— Start Data —

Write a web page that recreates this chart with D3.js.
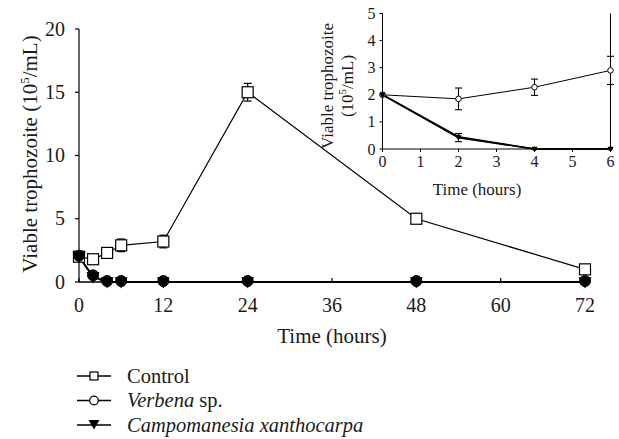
<!DOCTYPE html>
<html><head><meta charset="utf-8">
<script src="https://cdn.jsdelivr.net/npm/d3@7"></script>
<style>body{margin:0;background:#fff}svg{display:block}svg text{font-family:"Liberation Serif","Times New Roman",serif !important}</style>
</head><body><div id="c"></div>
<script>
// Main chart data
const hours = [0, 2, 4, 6, 12, 24, 48, 72];
const controlVals = [2, 1.8, 2.3, 2.9, 3.2, 15, 5, 1];
const controlErr = [0.1, 0.35, 0.15, 0.5, 0.5, 0.7, 0.1, 0.1];
const verbenaVals = [2, 0.45, 0, 0, 0, 0, 0, 0];
const campoVals = [2, 0.4, 0, 0, 0, 0, 0, 0];
const xTicks = [0, 12, 24, 36, 48, 60, 72];
const yTicks = [0, 5, 10, 15, 20];
// Inset data
const insetHours = [0, 2, 4, 6];
const insetControl = [2, 1.85, 2.28, 2.9];
const insetControlErr = [0, 0.4, 0.3, 0.52];
const insetVerbena = [2, 0.45, 0, 0];
const insetCampo = [2, 0.42, 0, 0];
const insetCampoErr = [0, 0.15, 0, 0];
const insetXTicks = [0, 1, 2, 3, 4, 5, 6];
const insetYTicks = [0, 1, 2, 3, 4, 5];
const legendLabels = [["Control", ""], ["Verbena", " sp."], ["Campomanesia xanthocarpa", ""]];

const W = 619, H = 439;
const svg = d3.select("#c").append("svg").attr("width", W).attr("height", H);
const txt = (sel) => sel.append("text").attr("fill", "#1a1a1a");

// ---------- main chart ----------
const x = d3.scaleLinear().domain([0, 72]).range([79, 585]);
const y = d3.scaleLinear().domain([0, 20]).range([282, 29]);
const g = svg.append("g");

g.append("line").attr("x1", x(0)).attr("x2", x(0)).attr("y1", y(0)).attr("y2", y(20)).attr("stroke", "#000").attr("stroke-width", 1.2);
yTicks.forEach(t => {
  g.append("line").attr("x1", x(0) - 4).attr("x2", x(0)).attr("y1", y(t)).attr("y2", y(t)).attr("stroke", "#000").attr("stroke-width", 1.2);
  txt(g).attr("x", x(0) - 14).attr("y", y(t) + 6.5).attr("text-anchor", "end").attr("font-size", 20).text(t);
});
g.append("line").attr("x1", x(0)).attr("x2", x(72) + 2).attr("y1", y(0)).attr("y2", y(0)).attr("stroke", "#000").attr("stroke-width", 1.5);
xTicks.forEach(t => {
  g.append("line").attr("x1", x(t)).attr("x2", x(t)).attr("y1", y(0)).attr("y2", y(0) - 4).attr("stroke", "#000").attr("stroke-width", 1.2);
  txt(g).attr("x", x(t)).attr("y", 312).attr("text-anchor", "middle").attr("font-size", 20).text(t);
});
txt(g).attr("x", 332).attr("y", 343).attr("text-anchor", "middle").attr("font-size", 21).text("Time (hours)");
const yl = txt(g).attr("transform", "translate(37,154) rotate(-90)").attr("text-anchor", "middle").attr("font-size", 21);
yl.append("tspan").text("Viable trophozoite (10");
yl.append("tspan").attr("dy", -8).attr("font-size", 13).text("5");
yl.append("tspan").attr("dy", 8).text("/mL)");

const line = d3.line().x(d => x(d[0])).y(d => y(d[1]));
const zip = (a, b) => a.map((v, i) => [v, b[i]]);

hours.forEach((h, i) => {
  const e = controlErr[i];
  if (e < 0.2) return;
  const cx = x(h);
  g.append("line").attr("x1", cx).attr("x2", cx).attr("y1", y(controlVals[i] - e)).attr("y2", y(controlVals[i] + e)).attr("stroke", "#000").attr("stroke-width", 1.2);
  [-e, e].forEach(s => g.append("line").attr("x1", cx - 4).attr("x2", cx + 4).attr("y1", y(controlVals[i] + s)).attr("y2", y(controlVals[i] + s)).attr("stroke", "#000").attr("stroke-width", 1.2));
});

g.append("path").attr("d", line(zip(hours, controlVals))).attr("fill", "none").attr("stroke", "#000").attr("stroke-width", 1.2);
g.append("path").attr("d", line(zip(hours, verbenaVals))).attr("fill", "none").attr("stroke", "#000").attr("stroke-width", 1.5);
g.append("path").attr("d", line(zip(hours, campoVals))).attr("fill", "none").attr("stroke", "#000").attr("stroke-width", 1.8);

const sq = 11;
hours.forEach((h, i) => {
  g.append("rect").attr("x", x(h) - sq / 2).attr("y", y(controlVals[i]) - sq / 2).attr("width", sq).attr("height", sq).attr("fill", "#fff").attr("stroke", "#000").attr("stroke-width", 1.2);
});
hours.forEach((h, i) => {
  g.append("circle").attr("cx", x(h)).attr("cy", y(verbenaVals[i]) - 1).attr("r", 5.5).attr("fill", "#111").attr("stroke", "#000");
});
const tri = (cx, cy, s) => `M${cx - s},${cy - s * 0.75}L${cx + s},${cy - s * 0.75}L${cx},${cy + s}Z`;
hours.forEach((h, i) => {
  g.append("path").attr("d", tri(x(h), y(campoVals[i]), 6.5)).attr("fill", "#000");
});

// ---------- inset ----------
const ix = d3.scaleLinear().domain([0, 6]).range([382.5, 610.5]);
const iy = d3.scaleLinear().domain([0, 5]).range([149, 13.5]);
const ig = svg.append("g");
ig.append("line").attr("x1", ix(0)).attr("x2", ix(0)).attr("y1", iy(0)).attr("y2", iy(5)).attr("stroke", "#000").attr("stroke-width", 1);
ig.append("line").attr("x1", ix(6)).attr("x2", ix(6)).attr("y1", iy(0)).attr("y2", iy(5)).attr("stroke", "#000").attr("stroke-width", 1);
ig.append("line").attr("x1", ix(0)).attr("x2", ix(6)).attr("y1", iy(0)).attr("y2", iy(0)).attr("stroke", "#000").attr("stroke-width", 1);
insetYTicks.forEach(t => {
  ig.append("line").attr("x1", ix(0) - 3).attr("x2", ix(0)).attr("y1", iy(t)).attr("y2", iy(t)).attr("stroke", "#000");
  txt(ig).attr("x", ix(0) - 7).attr("y", iy(t) + 5.5).attr("text-anchor", "end").attr("font-size", 16).text(t);
});
insetXTicks.forEach(t => {
  ig.append("line").attr("x1", ix(t)).attr("x2", ix(t)).attr("y1", iy(0)).attr("y2", iy(0) + 3).attr("stroke", "#000");
  txt(ig).attr("x", ix(t)).attr("y", iy(0) + 18).attr("text-anchor", "middle").attr("font-size", 16).text(t);
});
txt(ig).attr("x", 477).attr("y", 195).attr("text-anchor", "middle").attr("font-size", 17).text("Time (hours)");
txt(ig).attr("transform", "translate(333,86) rotate(-90)").attr("text-anchor", "middle").attr("font-size", 17).text("Viable trophozoite");
const il2 = txt(ig).attr("transform", "translate(353,86) rotate(-90)").attr("text-anchor", "middle").attr("font-size", 17);
il2.append("tspan").text("(10");
il2.append("tspan").attr("dy", -7).attr("font-size", 11).text("5");
il2.append("tspan").attr("dy", 7).text("/mL)");

const iline = d3.line().x(d => ix(d[0])).y(d => iy(d[1]));
const ebar = (arrV, arrE) => insetHours.forEach((h, i) => {
  const e = arrE[i]; if (!e) return;
  const cx = ix(h);
  ig.append("line").attr("x1", cx).attr("x2", cx).attr("y1", iy(arrV[i] - e)).attr("y2", iy(arrV[i] + e)).attr("stroke", "#000").attr("stroke-width", 1.1);
  [-e, e].forEach(s => ig.append("line").attr("x1", cx - 3.5).attr("x2", cx + 3.5).attr("y1", iy(arrV[i] + s)).attr("y2", iy(arrV[i] + s)).attr("stroke", "#000").attr("stroke-width", 1.1));
});
ebar(insetControl, insetControlErr);
ebar(insetCampo, insetCampoErr);
ig.append("path").attr("d", iline(zip(insetHours, insetControl))).attr("fill", "none").attr("stroke", "#000").attr("stroke-width", 1);
ig.append("path").attr("d", iline(zip(insetHours, insetVerbena))).attr("fill", "none").attr("stroke", "#000").attr("stroke-width", 1.6);
ig.append("path").attr("d", iline(zip(insetHours, insetCampo))).attr("fill", "none").attr("stroke", "#000").attr("stroke-width", 1.6);
insetHours.forEach((h, i) => {
  ig.append("circle").attr("cx", ix(h)).attr("cy", iy(insetControl[i])).attr("r", 2.8).attr("fill", "#fff").attr("stroke", "#000").attr("stroke-width", 1);
  ig.append("circle").attr("cx", ix(h)).attr("cy", iy(insetVerbena[i])).attr("r", 2.2).attr("fill", "#000");
  ig.append("path").attr("d", tri(ix(h), iy(insetCampo[i]), 3)).attr("fill", "#000");
});

// ---------- legend ----------
const lg = svg.append("g");
legendLabels.forEach((lab, i) => {
  const ly = 376 + i * 24.5;
  lg.append("line").attr("x1", 77).attr("x2", 111).attr("y1", ly).attr("y2", ly).attr("stroke", "#000").attr("stroke-width", 1.3);
  if (i === 0) lg.append("rect").attr("x", 90).attr("y", ly - 4).attr("width", 8).attr("height", 8).attr("fill", "#fff").attr("stroke", "#000").attr("stroke-width", 1.2);
  if (i === 1) lg.append("circle").attr("cx", 94).attr("cy", ly).attr("r", 4.3).attr("fill", "#fff").attr("stroke", "#000").attr("stroke-width", 1.2);
  if (i === 2) lg.append("path").attr("d", tri(94, ly - 1, 5.5)).attr("fill", "#000");
  const t = txt(lg).attr("x", 127).attr("y", ly + 6.5).attr("font-size", 20.5);
  if (i === 0) t.text(lab[0]);
  else { t.append("tspan").attr("font-style", "italic").text(lab[0]); if (lab[1]) t.append("tspan").text(lab[1]); }
});
</script></body></html>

— End Data —

## Written task
Gather up every line in the data above that contains the word "chart", copying each one.

## Result for this exercise
Write a web page that recreates this chart with D3.js.
// Main chart data
// ---------- main chart ----------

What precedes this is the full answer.